The fungus only releases its spores when there's a lot of moisture. So, C. gloeosporioides is not active during dry seasons. Direct sunlight, very hot or very cold temperatures, and low humidity can all make the spores inactive. These factors can stop the spores by themselves, or they can work together to have the same effect.
Management
How to control this fungus depends on the plant it's infecting. But there are some general farming practices that are very helpful.
Since C. gloeosporioides spores are spread by rain splash, it's good to avoid watering plants from above. If the farm is small enough, a farmer might even use a cover to keep rain off the plants. Trimming and thinning out plant material can help air move better. This stops high moisture conditions that the disease needs to spread. Also, to start with healthy plants, farmers should only use certified, disease-free young plants.
To stop fruit from rotting after harvest, fruit are often dipped in hot water or coated with wax. These methods can reduce the disease, but they don't completely stop C. gloeosporioides infection after harvest.

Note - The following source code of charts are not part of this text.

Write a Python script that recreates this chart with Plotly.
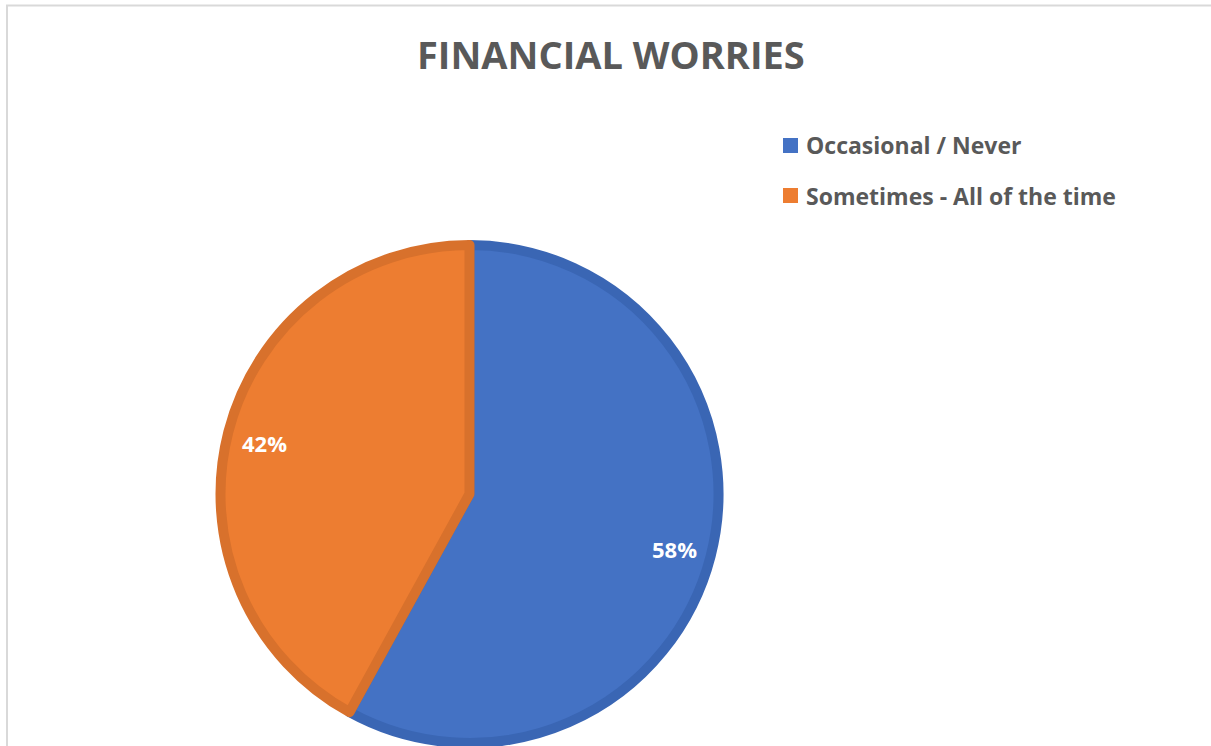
import math
import plotly.graph_objects as go

# Survey shares for the pie
categories = ["Occasional / Never", "Sometimes - All of the time"]
shares = [58, 42]
fill_colors = ["#4472C4", "#ED7D31"]
edge_colors = ["#3A66B4", "#D8712C"]

W, H = 1211, 746
TEXT_GREY = "#595959"
FONT = "Open Sans"


def px_x(x):
    return x / W


def px_y(y):
    return 1 - y / H


# Pie placement (pixels): centre and path radius
cx, cy, r = 469.5, 494, 249
edge_w = 10
label_r = 0.85 * r

fig = go.Figure()
fig.add_trace(go.Pie(
    labels=categories,
    values=shares,
    sort=False,
    direction="clockwise",
    rotation=0,
    marker=dict(colors=fill_colors, line=dict(color=edge_colors, width=edge_w)),
    textinfo="none",
    domain=dict(x=[px_x(cx - r), px_x(cx + r)], y=[px_y(cy + r), px_y(cy - r)]),
    showlegend=False,
    hoverinfo="label+percent",
))

shapes = [
    # chart-area frame
    dict(type="rect", xref="paper", yref="paper",
         x0=px_x(7), x1=1.05, y0=-0.05, y1=px_y(5.5),
         line=dict(color="#D9D9D9", width=2), fillcolor="rgba(0,0,0,0)", layer="below"),
]
annotations = [
    dict(text="<b>FINANCIAL WORRIES</b>", x=px_x(611), y=px_y(54),
         xref="paper", yref="paper", xanchor="center", yanchor="middle",
         showarrow=False, font=dict(family=FONT, size=38, color=TEXT_GREY)),
]

# Percentage labels placed on each slice's bisector, near the rim
total = sum(shares)
start = 0.0
for v in shares:
    mid = (start + v / 2) / total * 2 * math.pi
    start += v
    lx = cx + label_r * math.sin(mid)
    ly = cy - label_r * math.cos(mid)
    annotations.append(dict(text=f"<b>{round(100 * v / total)}%</b>",
                            x=px_x(lx), y=px_y(ly + 2), xref="paper", yref="paper",
                            xanchor="center", yanchor="middle", showarrow=False,
                            font=dict(family=FONT, size=22, color="white")))

# Legend entries
for i, (cat, col) in enumerate(zip(categories, fill_colors)):
    yc = 145.5 + 50 * i
    shapes.append(dict(type="rect", xref="paper", yref="paper",
                       x0=px_x(783), x1=px_x(798), y0=px_y(yc + 7.5), y1=px_y(yc - 7.5),
                       line=dict(width=0), fillcolor=col))
    annotations.append(dict(text=f"<b>{cat}</b>", x=px_x(804), y=px_y(yc),
                            xref="paper", yref="paper", xanchor="left", yanchor="middle",
                            showarrow=False,
                            font=dict(family=FONT, size=23, color=TEXT_GREY)))

fig.update_layout(
    width=W, height=H,
    margin=dict(l=0, r=0, t=0, b=0),
    paper_bgcolor="white",
    plot_bgcolor="white",
    shapes=shapes,
    annotations=annotations,
)

fig.write_html("out.html")
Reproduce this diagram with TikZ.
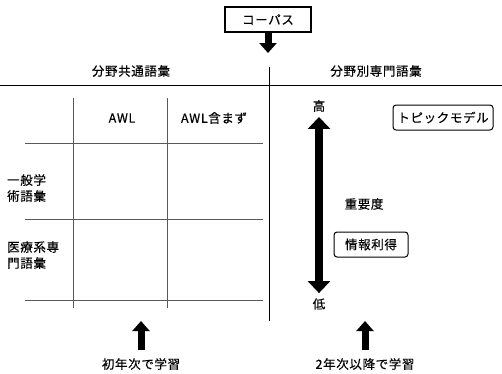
\documentclass[tikz,border=0pt]{standalone}
\usepackage{fontspec}
\setmainfont{Noto Sans CJK JP}[LetterSpace=5, FakeBold=0.4]
\usetikzlibrary{arrows.meta}
\begin{document}
\begin{tikzpicture}[x=1pt,y=-1pt,
  font=\fontsize{12.5}{14}\selectfont,
  gridline/.style={draw=black!65, line width=0.8pt},
  divline/.style={draw=black, line width=1pt},
  sqbox/.style={draw, line width=1.1pt, minimum width=86pt, minimum height=25pt, inner sep=0pt},
  rbox/.style={draw, line width=1pt, rounded corners=3pt, minimum height=25pt, inner sep=0pt},
  lbl/.style={inner sep=0pt},
  fatarrow/.style={line width=7pt, -{Triangle[width=17pt,length=10pt]}},
  dblarrow/.style={line width=8pt, {Triangle[width=22pt,length=12pt]}-{Triangle[width=22pt,length=12pt]}}
]
\useasboundingbox (0,0) rectangle (502,373);
% top
\node[sqbox] (corpus) at (268,19.5) {コーパス};
\coordinate (corpusend) at (268,53);
\draw[fatarrow] (corpus.south) -- (corpusend);
% dividers
\coordinate (hl) at (0,85);
\coordinate (hr) at (502,85);
\coordinate (vt) at (269,67);
\coordinate (vb) at (269,321);
\draw[divline] (hl) -- (hr);
\draw[divline] (vt) -- (vb);
\node[lbl] (common) at (131,71) {分野共通語彙};
\node[lbl] (special) at (376,71) {分野別専門語彙};
% table
\foreach \x/\n in {73/a,167/b}{
  \coordinate (v\n t) at (\x,98);
  \coordinate (v\n b) at (\x,308);
  \draw[gridline] (v\n t) -- (v\n b);
}
\foreach \y/\n in {143/a,219/b,300/c}{
  \coordinate (h\n l) at (25,\y);
  \coordinate (h\n r) at (263,\y);
  \draw[gridline] (h\n l) -- (h\n r);
}
\node[lbl] (awl) at (122,118) {AWL};
\node[lbl] (awlnot) at (214,118) {AWL含まず};
\node[lbl, anchor=west, align=left, font=\fontsize{12.5}{16}\selectfont] (general) at (7,188) {一般学\\術語彙};
\node[lbl, anchor=west, align=left, font=\fontsize{12.5}{16}\selectfont] (medical) at (7,255) {医療系専\\門語彙};
% right side
\node[lbl] (high) at (319,106) {高};
\node[lbl] (low) at (319,304) {低};
\draw[dblarrow] ([yshift=-5pt]high.south) -- ([yshift=5pt]low.north);
\node[rbox, minimum width=100pt] (topic) at (443,117.5) {トピックモデル};
\node[lbl] (importance) at (364,204) {重要度};
\node[rbox, minimum width=74pt] (infogain) at (371,244.5) {情報利得};
% bottom
\node[lbl] (first) at (141,364) {初年次で学習};
\node[lbl] (second) at (365,364) {2年次以降で学習};
\coordinate (firsttop) at (141,321);
\coordinate (secondtop) at (365,321);
\draw[fatarrow] ([yshift=8pt]first.north) -- (firsttop);
\draw[fatarrow] ([yshift=8pt]second.north) -- (secondtop);
\end{tikzpicture}
\end{document}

For chemical control, farmers can use broad-spectrum fungicides like chlorothalonil or mancozeb. These can be sprayed at the start of the growing season to prevent infection. Often, once fruit starts to grow, more fungicide sprays might just hide the symptoms until after harvest. During post-harvest treatment, harvested fruit are often coated with fungicides like phenols or benzimidazoles. This gives extra protection against rot, especially for fruit being shipped far away.
Both good farming practices and chemical treatments need to work together. This helps farmers create a safe and effective spraying plan. Scientists have even built a system that uses humidity and temperature to predict when this fungus will be most active. Using this system, farmers can plan the best time to spray to control C. gloeosporioides.